A separate U.S. health order took effect the same day. The Centers for Disease Control and Prevention issued a 30-day order, under Title 42 authorities, suspending the entry of certain non-U.S. citizens who had been present in the Democratic Republic of the Congo, Uganda or South Sudan within the last 21 days.
The Department of Homeland Security added airport controls to that framework. It directed flights carrying passengers who had been in the affected countries to land at designated airports for enhanced health screening: Washington-Dulles on May 21, Atlanta on May 22, and Houston on May 26.
A DHS spokesperson said: “To reduce the risk of the Ebola virus spreading, Customs and Border Protection is enhancing public health screening, travel monitoring, and health protection response activities.”
The U.S. approach differs from the Canadian one in one important respect. Canada said the validity of temporary resident visas, eTAs and permanent resident visas for residents of the three countries will be suspended for 90 days. The United States said currently valid visas remain valid for travel, though travelers face enhanced screening and, in some cases, entry suspension under the CDC order.
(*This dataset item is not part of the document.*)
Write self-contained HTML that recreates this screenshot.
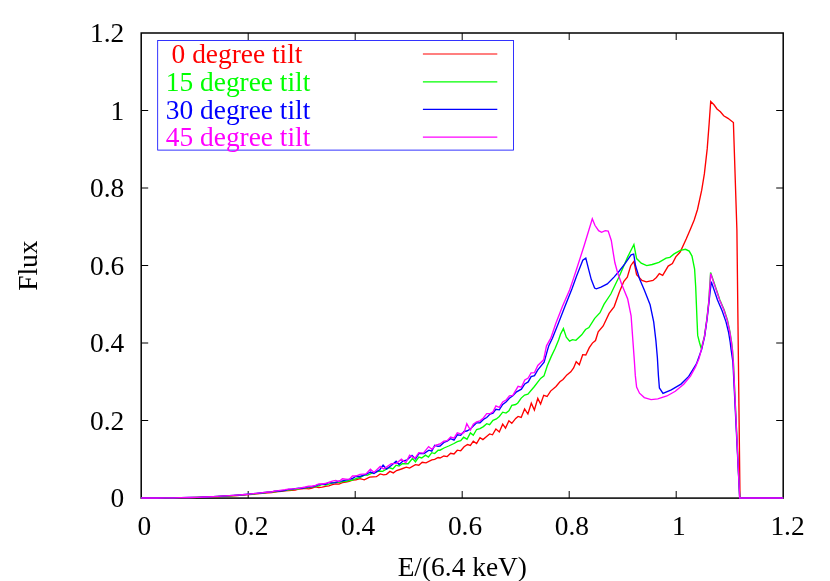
<!DOCTYPE html>
<html><head><meta charset="utf-8"><title>Flux</title>
<style>
html,body{margin:0;padding:0;background:#fff}
svg{display:block;will-change:transform}
text{font-family:"Liberation Serif",serif;font-size:27.4px}
</style></head><body>
<svg width="830" height="581" viewBox="0 0 830 581">
<rect width="830" height="581" fill="#fff"/>
<path d="M248.2 498.0V491.0M248.2 33.0V40.0M141.2 420.5H148.2M783.2 420.5H776.2M355.2 498.0V491.0M355.2 33.0V40.0M141.2 343.0H148.2M783.2 343.0H776.2M462.2 498.0V491.0M462.2 33.0V40.0M141.2 265.5H148.2M783.2 265.5H776.2M569.2 498.0V491.0M569.2 33.0V40.0M141.2 188.0H148.2M783.2 188.0H776.2M676.2 498.0V491.0M676.2 33.0V40.0M141.2 110.5H148.2M783.2 110.5H776.2" stroke="#000" stroke-width="1" fill="none"/>
<rect x="141.2" y="33.0" width="642.0" height="465.1" fill="none" stroke="#000" stroke-width="1.5"/>
<rect x="157.7" y="40.5" width="355.8" height="109.6" fill="none" stroke="#0000ff" stroke-width="0.8"/>
<polyline points="141.2,498.0 149.2,498.0 157.2,498.0 165.2,497.9 173.2,497.9 181.2,497.7 189.2,497.6 197.2,497.4 205.2,497.1 213.2,496.8 221.2,496.4 229.2,496.0 237.2,495.5 245.2,494.9 248.5,494.7 264.8,493.1 268.2,492.8 271.5,492.7 274.9,492.1 278.3,491.7 281.7,491.4 285.0,490.8 288.4,490.6 291.8,490.3 295.2,490.1 298.5,489.1 301.9,488.9 305.3,488.3 308.7,488.8 312.0,488.2 315.4,486.9 318.8,487.5 322.2,487.1 325.5,486.3 328.9,485.9 332.3,484.7 335.7,483.9 339.0,484.1 342.4,482.6 345.8,482.0 349.2,481.3 352.5,480.0 355.9,479.8 360.0,478.7 364.3,479.9 369.6,477.2 376.4,476.7 380.2,473.9 383.6,474.8 386.5,474.3 389.9,471.4 393.3,472.9 396.6,470.5 401.4,469.0 406.3,467.1 409.6,468.1 415.4,464.7 418.8,465.2 422.2,462.3 426.0,462.8 431.8,459.9 434.7,459.4 438.1,457.5 440.0,458.0 443.9,456.0 447.2,456.6 450.6,453.3 454.0,454.0 457.3,450.2 460.7,450.8 464.1,446.8 467.5,444.5 470.4,445.4 473.3,441.1 476.6,443.5 480.0,437.7 482.9,439.6 486.3,436.7 489.6,433.9 492.5,434.8 495.9,429.0 499.3,431.9 502.7,424.2 505.5,428.1 508.9,420.8 511.8,423.3 515.7,418.4 518.1,416.4 521.2,417.4 524.6,408.9 527.9,414.0 531.3,403.2 534.4,410.0 537.8,398.4 540.6,404.0 543.7,395.3 547.1,396.5 550.6,391.1 556.0,386.5 559.9,381.8 563.0,379.5 566.9,374.9 570.8,371.8 573.6,367.9 576.2,361.7 579.3,364.8 582.7,354.7 585.8,355.0 589.3,347.7 592.4,343.1 595.5,340.5 598.2,331.9 603.2,326.0 609.1,313.4 614.2,306.6 619.3,292.3 623.9,281.3 627.3,277.1 630.7,265.7 633.9,261.3 636.6,274.6 642.0,280.5 646.3,281.9 653.0,280.5 656.4,277.5 659.3,273.7 662.7,275.4 668.2,266.1 672.4,263.6 675.8,256.9 680.3,251.8 686.3,238.8 690.6,228.7 694.2,220.0 697.5,209.5 701.7,190.2 704.4,173.7 707.2,148.9 709.1,124.1 710.7,101.5 714.0,104.8 717.0,109.0 720.4,111.8 723.7,115.8 728.0,118.3 733.4,122.5 736.9,230.0 740.0,498.0 783.2,498.0" fill="none" stroke="#ff0000" stroke-width="1.35" stroke-linejoin="miter" stroke-linecap="butt"/>
<polyline points="141.2,498.0 149.2,498.0 157.2,498.0 165.2,497.9 173.2,497.8 181.2,497.7 189.2,497.6 197.2,497.3 205.2,497.1 213.2,496.7 221.2,496.3 229.2,495.8 237.2,495.3 245.2,494.7 248.5,494.4 264.8,492.9 268.2,492.2 271.5,491.8 274.9,491.9 278.3,491.1 281.7,490.6 285.0,490.6 288.4,489.9 291.8,489.9 295.2,488.8 298.5,489.1 301.9,487.9 305.3,487.8 308.7,487.7 312.0,486.9 315.4,486.6 318.8,485.8 322.2,484.4 325.5,485.0 328.9,484.1 332.3,483.1 335.7,482.2 339.0,482.6 342.4,481.5 345.8,481.4 349.2,480.5 352.5,480.1 355.9,478.6 360.0,477.5 364.8,474.8 367.2,475.3 372.5,472.9 379.3,471.0 382.7,471.4 388.9,467.6 392.8,469.0 396.1,465.2 399.0,466.1 402.4,463.7 408.2,463.7 412.5,458.4 415.4,461.8 418.8,457.0 421.7,458.0 425.5,455.1 428.4,457.0 431.8,452.7 434.7,453.6 438.1,450.2 440.0,450.2 444.0,448.0 448.7,446.0 454.0,443.5 457.3,441.6 460.7,440.6 463.6,437.2 467.0,439.2 470.4,432.9 473.3,435.3 476.6,429.5 480.0,428.6 483.4,426.6 486.7,423.7 489.6,424.7 493.0,420.4 496.4,418.9 499.3,416.5 502.7,412.2 506.0,413.1 508.9,410.7 511.8,405.4 515.7,404.5 517.8,403.0 521.2,398.1 524.6,395.0 527.9,394.2 534.4,386.5 540.6,378.4 544.0,375.9 547.3,365.8 551.3,356.4 555.2,348.2 558.6,340.0 560.5,334.3 563.4,328.6 566.3,337.2 569.6,341.1 572.5,339.6 575.9,340.3 581.7,334.8 585.5,329.5 588.9,327.6 594.7,318.4 600.0,312.7 604.1,304.1 610.8,294.0 619.3,276.3 627.7,256.9 633.9,244.5 636.6,258.6 641.2,263.2 646.7,265.6 652.2,264.5 658.9,262.3 666.1,258.1 669.9,257.3 674.1,253.9 680.3,250.3 685.5,249.3 689.2,251.1 692.0,256.1 694.6,269.2 695.7,287.0 696.4,304.5 697.1,321.8 697.7,335.4 699.4,342.2 701.3,348.6 704.4,336.3 706.9,318.6 708.7,302.0 710.6,272.5 719.9,300.0 724.2,310.1 727.5,320.2 730.0,332.0 731.6,342.2 732.4,349.0 733.4,362.0 739.7,498.0 783.2,498.0" fill="none" stroke="#00ff00" stroke-width="1.35" stroke-linejoin="miter" stroke-linecap="butt"/>
<polyline points="141.2,498.0 149.2,498.0 157.2,498.0 165.2,497.9 173.2,497.8 181.2,497.7 189.2,497.5 197.2,497.3 205.2,497.0 213.2,496.6 221.2,496.2 229.2,495.7 237.2,495.1 245.2,494.5 248.5,494.2 264.8,492.5 268.2,492.2 271.5,491.9 274.9,491.2 278.3,491.0 281.7,490.8 285.0,490.4 288.4,489.3 291.8,489.2 295.2,488.7 298.5,488.1 301.9,488.3 305.3,487.6 308.7,486.7 312.0,486.7 315.4,485.8 318.8,484.6 322.2,484.1 325.5,484.2 328.9,482.5 332.3,482.8 335.7,482.7 339.0,481.2 342.4,480.9 345.8,480.1 349.2,479.3 352.5,478.5 355.9,476.3 360.0,476.5 366.0,474.5 370.4,472.0 374.0,473.4 380.0,469.5 383.1,465.2 386.5,469.0 391.3,465.5 396.1,461.3 399.0,464.5 403.0,461.0 407.0,460.0 412.0,455.5 415.5,459.0 419.0,453.5 424.0,453.6 428.9,450.2 431.8,451.2 434.7,445.4 438.0,446.4 440.0,446.0 443.9,442.5 447.2,441.1 450.6,438.7 454.0,440.1 457.3,434.8 460.7,435.3 464.1,431.4 466.8,431.0 470.4,429.0 473.3,426.1 476.6,422.8 480.0,422.8 483.4,419.4 486.7,417.5 490.1,414.1 493.0,413.1 495.9,409.3 499.3,409.8 502.7,404.5 506.0,402.0 509.4,398.2 512.8,395.8 516.6,391.9 521.4,389.2 524.8,383.9 528.2,381.9 531.1,376.6 534.5,375.7 537.8,369.9 544.1,362.2 547.5,350.1 548.7,346.0 552.4,338.2 558.2,323.7 564.9,306.4 571.9,289.0 576.5,276.3 582.8,260.2 585.8,258.1 588.9,270.3 591.3,279.6 594.6,288.1 596.3,288.8 601.0,287.2 607.3,283.9 614.0,277.1 619.1,271.2 625.0,263.6 631.1,254.8 633.7,254.0 635.5,265.5 639.5,278.8 644.4,290.3 650.1,304.8 653.7,321.8 655.9,340.6 657.4,358.0 658.4,375.4 659.4,388.0 663.0,393.3 671.3,389.9 681.0,384.1 688.7,376.4 696.4,363.9 701.6,349.6 704.6,336.6 707.1,318.8 709.0,302.0 711.3,281.7 717.5,300.0 722.2,311.0 726.0,321.9 728.5,332.0 730.2,342.2 731.0,349.0 732.9,362.0 739.7,498.0 783.2,498.0" fill="none" stroke="#0000ff" stroke-width="1.35" stroke-linejoin="miter" stroke-linecap="butt"/>
<polyline points="141.2,498.0 149.2,498.0 157.2,498.0 165.2,497.9 173.2,497.8 181.2,497.7 189.2,497.5 197.2,497.3 205.2,497.0 213.2,496.6 221.2,496.2 229.2,495.7 237.2,495.1 245.2,494.5 248.5,494.2 264.8,492.3 268.2,492.0 271.5,491.8 274.9,491.0 278.3,490.6 281.7,490.1 285.0,489.7 288.4,489.1 291.8,488.8 295.2,488.6 298.5,488.3 301.9,487.6 305.3,487.0 308.7,486.1 312.0,486.2 315.4,485.4 318.8,484.0 322.2,484.0 325.5,483.3 328.9,482.5 332.3,481.2 335.7,480.4 339.0,481.5 342.4,478.8 345.8,479.1 349.2,479.4 352.5,476.0 355.9,476.0 360.0,474.3 366.0,473.9 370.4,469.3 374.0,472.4 380.2,466.4 383.6,469.0 391.3,463.7 396.4,463.3 401.4,459.2 405.8,462.8 409.6,455.3 414.9,458.4 418.8,452.7 423.4,453.1 428.6,446.6 431.8,449.3 436.0,445.0 438.1,444.5 440.0,444.0 443.9,441.1 447.2,440.6 450.6,437.0 454.0,438.2 457.3,432.9 460.7,433.9 464.1,432.4 466.8,423.7 470.4,430.0 473.3,424.2 476.6,421.8 480.0,420.8 483.4,418.0 486.7,413.6 490.1,413.6 493.0,411.7 495.9,405.9 499.3,407.3 502.7,402.0 506.0,400.1 509.4,395.8 512.8,395.3 518.1,386.3 521.4,387.2 524.8,380.0 528.2,378.1 531.1,372.8 534.5,372.6 537.8,365.5 543.6,359.8 546.5,345.8 550.8,338.2 555.7,323.7 562.4,306.4 569.6,290.0 573.7,277.9 576.3,270.0 584.1,245.8 592.3,218.7 594.9,225.3 598.6,230.7 601.6,232.3 605.2,230.7 608.2,231.1 611.3,240.5 613.2,252.7 614.9,262.8 617.4,272.0 621.6,283.9 627.7,299.0 631.1,315.9 632.7,338.0 634.3,360.0 635.3,375.4 636.6,387.0 639.5,393.2 644.3,397.6 651.1,399.6 657.8,398.8 666.9,396.0 675.3,391.3 683.7,384.2 690.5,376.1 695.5,366.9 699.0,358.5 701.5,349.2 704.5,336.3 707.0,318.6 708.8,302.0 710.7,273.6 719.6,300.0 723.9,310.1 727.2,320.2 729.8,332.0 731.4,342.2 732.3,349.0 733.3,362.0 739.7,498.0 783.2,498.0" fill="none" stroke="#ff00ff" stroke-width="1.35" stroke-linejoin="miter" stroke-linecap="butt"/>
<text x="171.6" y="63.4" fill="#ff0000">0 degree tilt</text>
<path d="M422.9 54.0H497.3" stroke="#ff0000" stroke-width="1.2"/>
<text x="165.8" y="91.0" fill="#00ff00">15 degree tilt</text>
<path d="M422.9 81.8H497.3" stroke="#00ff00" stroke-width="1.2"/>
<text x="165.8" y="118.6" fill="#0000ff">30 degree tilt</text>
<path d="M422.9 109.4H497.3" stroke="#0000ff" stroke-width="1.2"/>
<text x="165.8" y="146.2" fill="#ff00ff">45 degree tilt</text>
<path d="M422.9 137.1H497.3" stroke="#ff00ff" stroke-width="1.2"/>
<text x="124.3" y="507.2" text-anchor="end">0</text>
<text x="144.4" y="534.6" text-anchor="middle">0</text>
<text x="124.3" y="429.7" text-anchor="end">0.2</text>
<text x="251.3" y="534.6" text-anchor="middle">0.2</text>
<text x="124.3" y="352.2" text-anchor="end">0.4</text>
<text x="358.2" y="534.6" text-anchor="middle">0.4</text>
<text x="124.3" y="274.7" text-anchor="end">0.6</text>
<text x="465.0" y="534.6" text-anchor="middle">0.6</text>
<text x="124.3" y="197.2" text-anchor="end">0.8</text>
<text x="571.9" y="534.6" text-anchor="middle">0.8</text>
<text x="124.3" y="119.7" text-anchor="end">1</text>
<text x="678.8" y="534.6" text-anchor="middle">1</text>
<text x="124.3" y="42.1" text-anchor="end">1.2</text>
<text x="787.5" y="534.6" text-anchor="middle">1.2</text>
<text x="462.3" y="576" text-anchor="middle">E/(6.4 keV)</text>
<text transform="translate(37.4,265.7) rotate(-90)" text-anchor="middle">Flux</text>
</svg>
</body></html>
That distinction leaves different effects on travelers with existing documents. In Canada, a resident of the Democratic Republic of the Congo, a Ugandan resident or a South Sudanese resident holding one of the suspended documents cannot rely on it during the suspension period. In the United States, a traveler with a valid visa may still face the CDC’s 30-day restriction if that person was present in one of the three countries within the previous 21 days.
Canada’s actions came through Immigration, Refugees and Citizenship Canada and the Public Health Agency of Canada. The federal government set out the measures in its announcement on temporary border measures, which said the response covered visa suspensions, a processing pause and quarantine rules.
U.S. arrival limits appeared in a Federal Register notice covering arrival restrictions for the Democratic Republic of the Congo, Uganda and South Sudan. The State Department posted its embassy action in a notice on the temporary pause of visa operations in East/Central Africa.
The CDC separately described the airport measures in a media statement on enhanced Ebola screening. Together, those actions created a layered system of visa pauses, entry limits, redirected flights and health screening.
The Canadian order also reaches permanent resident visas, a category not usually grouped with short-term travel documents in public health announcements. It means the suspension touches planned immigration travel as well as visitor entries, while the pause on new decisions freezes movement on fresh applications from the three countries.
Study permit and work permit applicants fall into that processing halt. Canada did not frame the move as a permanent bar, and officials said the pause is temporary, with documents set to return to valid status after 90 days if they are unaffected at the end of the suspension.
Bundibugyo Ebola has prompted strong public health responses before, but officials stressed the absence of a current vaccine in setting this round of restrictions. That fact, combined with the WHO risk level of “very high,” drove both governments toward border and travel controls rather than waiting for a wider spread.
The timing adds pressure. North America is preparing to host the 2026 FIFA World Cup, and both governments cited that event as a reason to act aggressively before travel volumes rise further.
For now, the rules are date-specific and narrow in their legal form, even if their practical effect is broad. Canada begins its visa suspension at 23:59 EDT on May 27, 2026 and its quarantine regime on May 30, 2026. The United States started its embassy pause and CDC order on May 18, 2026, then phased in designated airport arrivals over the next eight days, ending with Houston on May 26.